Rivers' "amazing trip" took him to the

tiny island nation in the Persian Gulf that serves as central command headquarters for U.S. forces. There he filed Postcards From the Front for Infinity Broadcasting stations across the U.S. The "postcards" are audio greetings to loved ones in soldiers' hometowns.

Infinity staffers are now sorting and distributing the postcards they have received so far to local stations, but Rivers says they're "keeping tabs on them, because God forbid we run audio from someone who has been killed in action."

Getting to Qatar was Rivers' first challenge. He flew commercial flights in a circuitous route that took him from Chicago to New York, London, Cyprus, Bahrain, and finally to Qatar. He met and befriended NBC's Matt Lauer on the flights, and they bonded further when neither man's bags made the connecting flights. Rivers' luggage arrived 29 hours later.
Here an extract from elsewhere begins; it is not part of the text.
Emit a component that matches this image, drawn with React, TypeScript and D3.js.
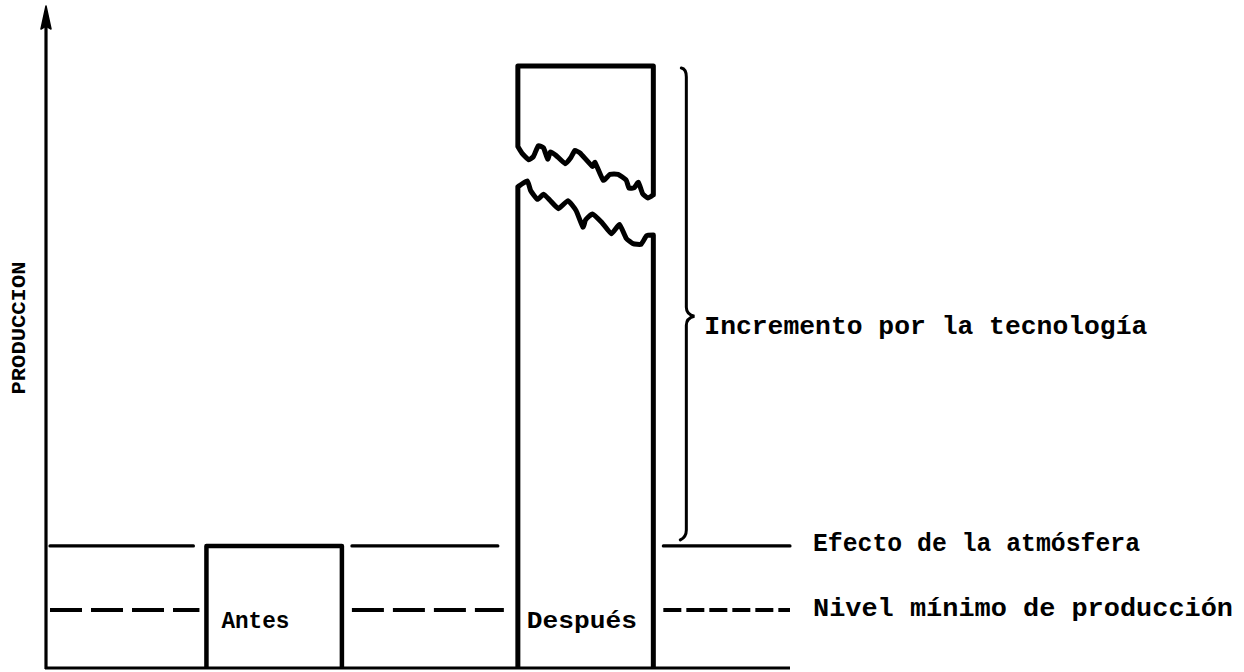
import React, { useEffect, useRef } from 'react';
import * as d3 from 'd3';

// categories and levels (production units, 0-100)
const categories = ['Antes', 'Después'];
const barTops = [18.5, 91.2];
const atmosLevel = 18.5;
const minLevel = 8.8;
const braceTip = 53.3;

const levelLabels = ['Efecto de la atmósfera', 'Nivel mínimo de producción'];
const incrementLabel = 'Incremento por la tecnología';
const axisLabel = 'PRODUCCION';

// broken top of the "Después" bar: [fraction across bar, value]
const breakUpper = [
  [0, 79.0], [0.03, 78.0], [0.08, 77.0], [0.115, 77.5], [0.15, 79.1], [0.19, 78.8],
  [0.22, 77.1], [0.24, 78.2], [0.28, 77.7], [0.35, 76.4], [0.39, 77.3], [0.42, 78.4],
  [0.46, 78.0], [0.55, 76.0], [0.57, 76.6], [0.63, 73.9], [0.68, 74.8], [0.74, 74.8],
  [0.8, 73.9], [0.82, 72.7], [0.86, 72.8], [0.89, 73.6], [0.92, 71.9], [0.96, 71.2], [1, 71.7],
];
const breakLower = [
  [0, 72.9], [0.07, 73.8], [0.095, 72.3], [0.145, 71.0], [0.19, 71.8], [0.24, 70.8],
  [0.3, 69.6], [0.37, 70.8], [0.43, 69.3], [0.48, 66.8], [0.5, 67.9], [0.55, 68.8],
  [0.62, 67.5], [0.69, 65.8], [0.75, 67.2], [0.8, 65.1], [0.85, 64.3], [0.91, 64.2],
  [0.95, 65.5], [1, 65.6],
];

const W = 1244;
const H = 672;
const FONT = '"Liberation Mono", "DejaVu Sans Mono", monospace';

const App = () => {
  const svgRef = useRef<SVGSVGElement>(null);

  useEffect(() => {
    const svg = d3.select(svgRef.current);
    svg.selectAll('*').remove();

    const axisX = 46;
    const axisEnd = 790;
    const y = d3.scaleLinear().domain([0, 100]).range([668, 8]);
    const x = d3.scaleBand()
      .domain(categories)
      .range([axisX, axisEnd])
      .paddingInner(0.565)
      .paddingOuter(0.477)
      .align(0.54);
    const bw = x.bandwidth();

    const g = svg.append('g');

    // y axis with arrow
    g.append('line')
      .attr('x1', axisX).attr('x2', axisX)
      .attr('y1', y(0) + 1).attr('y2', 14)
      .attr('stroke', '#000').attr('stroke-width', 3.2);
    g.append('path')
      .attr('d', `M${axisX},6 L${axisX + 5},29 L${axisX},26 L${axisX - 5},29 Z`)
      .attr('fill', '#000').attr('stroke', '#000').attr('stroke-width', 1.5)
      .attr('stroke-linejoin', 'round');

    // baseline
    g.append('line')
      .attr('x1', axisX - 1).attr('x2', axisEnd)
      .attr('y1', y(0)).attr('y2', y(0))
      .attr('stroke', '#000').attr('stroke-width', 3);

    // reference level segments in the gaps between bars
    const a0 = x('Antes')!;
    const d0 = x('Después')!;
    const gaps = [
      [axisX + 4, a0 - 13],
      [a0 + bw + 10, d0 - 20],
      [d0 + bw + 10, axisEnd],
    ];
    gaps.forEach(([x1, x2], i) => {
      g.append('line')
        .attr('x1', x1).attr('x2', x2)
        .attr('y1', y(atmosLevel)).attr('y2', y(atmosLevel))
        .attr('stroke', '#000').attr('stroke-width', 3.2)
        .attr('stroke-linecap', 'round');
      g.append('line')
        .attr('x1', x1).attr('x2', x2 + (i === 2 ? 0 : 6))
        .attr('y1', y(minLevel)).attr('y2', y(minLevel))
        .attr('stroke', '#000').attr('stroke-width', 4)
        .attr('stroke-dasharray', i === 2 ? '18,5' : '32,9');
    });

    // Antes bar (open at the bottom, sits on the baseline)
    g.append('path')
      .attr('d', `M${a0},${y(0)} L${a0},${y(barTops[0])} L${a0 + bw},${y(barTops[0])} L${a0 + bw},${y(0)}`)
      .attr('fill', 'none').attr('stroke', '#000').attr('stroke-width', 4.5)
      .attr('stroke-linejoin', 'round');

    // Después bar, drawn broken in two pieces
    const line = d3.line<number[]>()
      .x(d => d0 + d[0] * bw)
      .y(d => y(d[1]))
      .curve(d3.curveCardinal.tension(0.6));

    const upper = line(breakUpper)!;
    const upperLast = breakUpper[breakUpper.length - 1];
    g.append('path')
      .attr('d', `${upper} L${d0 + bw},${y(upperLast[1])} L${d0 + bw},${y(barTops[1])} L${d0},${y(barTops[1])} Z`)
      .attr('fill', 'none').attr('stroke', '#000').attr('stroke-width', 5)
      .attr('stroke-linejoin', 'round');

    const lower = line(breakLower)!;
    g.append('path')
      .attr('d', `M${d0},${y(0)} L${d0},${y(breakLower[0][1])} ${lower.replace(/^M[^LC]*/, '')} L${d0 + bw},${y(0)}`)
      .attr('fill', 'none').attr('stroke', '#000').attr('stroke-width', 5)
      .attr('stroke-linejoin', 'round');

    // brace for the technology increment
    const bx = d0 + bw + 33;
    const yt = y(barTops[1]) + 3;
    const yb = y(atmosLevel) - 8;
    const ym = y(braceTip);
    g.append('path')
      .attr('d', `M${bx - 5},${yt - 1} Q${bx},${yt} ${bx},${yt + 8} L${bx},${ym - 9} Q${bx},${ym - 2} ${bx + 8},${ym}`
        + ` Q${bx},${ym + 2} ${bx},${ym + 9} L${bx},${yb - 8} Q${bx},${yb - 1} ${bx - 6},${yb + 2}`)
      .attr('fill', 'none').attr('stroke', '#000').attr('stroke-width', 3)
      .attr('stroke-linecap', 'round');

    // texts
    const txt = (s: string, tx: number, ty: number, size: number, len: number) =>
      g.append('text')
        .attr('x', tx).attr('y', ty)
        .attr('font-family', FONT).attr('font-weight', 700)
        .attr('font-size', size)
        .attr('textLength', len).attr('lengthAdjust', 'spacingAndGlyphs')
        .attr('fill', '#000')
        .text(s);

    txt(categories[0], a0 + 15, y(minLevel) + 18, 23, 68);
    txt(categories[1], d0 + 9, y(minLevel) + 18, 23, 110);
    txt(levelLabels[0], axisEnd + 23, y(atmosLevel) + 5, 26, 327);
    txt(levelLabels[1], axisEnd + 23, y(minLevel) + 6, 26, 420);
    txt(incrementLabel, bx + 18, ym + 18, 26, 443);

    g.append('text')
      .attr('transform', `translate(25,${328}) rotate(-90)`)
      .attr('text-anchor', 'middle')
      .attr('font-family', FONT).attr('font-weight', 700)
      .attr('font-size', 21)
      .attr('textLength', 133).attr('lengthAdjust', 'spacingAndGlyphs')
      .text(axisLabel);
  }, []);

  return (
    <div style={{ position: 'absolute', left: 0, top: 0, background: '#fff' }}>
      <svg ref={svgRef} width={W} height={H} style={{ display: 'block' }}></svg>
    </div>
  );
};

export default App;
From his hotel, Rivers took daily trips to the base where he worked. "Security is very tight," he says. Upon arriving at the base, visitors must surrender their passports in exchange for a credential. From the front gate, where cell phones and cameras must be turned off for the duration of the visit, "you go through barrier after barrier after gate, then you get on a bus, and they take you to the media center."

That area of the base is a study in diversity. "You open the door to the media center, and you're assaulted with all these different languages," Rivers says. "There's a lot of reporters over there."

Rivers describes Qatar as a "country in transition" with a ruler who is trying to modernize and develop the mostly Muslim nation where many inhabitants wear traditional Muslim dress. In fact, Rivers says that for the first time in his life he understood what it felt like to be a minority.

While Rivers was never in harm's way, he likens the mood on the base in Qatar to how New Yorkers must have felt after Sept. 11, 2001. "You feel pretty sure nothing bad is going to happen that day, but you don't know," he says. And while Rivers says the staff of the hotel where he stayed was amiable, "a lot of guys around there didn't look really friendly or really happy to see you. It's intimidating.

"The day I left [March 23] was the worst day [to date] for the coalition forces" in terms of casualties, Rivers says, noting that "the reporters pick up the mood of the soldiers, who are very confident and calm but worried about their fellow servicemen" who are closer to the front lines.

"What the journalists and soldiers there do is just get through the day," Rivers says. "You work at the base all day and go back to your hotel and watch the shelling start on TV. You don't have time or energy to worry about anything more than getting through that day. If it's like that for me hundreds of miles away, I can't imagine what it's like for the soldiers on the front line who are [taking it] hour by hour.

"It's not fun," he adds. "It's not comfortable, and it's not in any way glamorous."

The news about the anti-President Bush comments expressed by Natalie Maines of the Dixie Chicks made its way to Qatar and was the subject of some discussion among the troops who listen to country radio. Rivers says most had the same reaction. "They obviously weren't happy about it, but most of them adopted the attitude that . . . 'we're here to protect her right to say that.'

"When those men and women come back to the U.S.," Rivers says, "there should be a really nice welcome for them, because they have sacrificed a lot to be there."



ON THE ROW: Country Music Television has laid off two senior staffers. VP of marketing Jacquie Majors has already exited. VP of creative Stacey Hagewood will follow, although she remains at the company for now. A network spokesperson says the two jobs will be combined into a new position that will oversee both departments.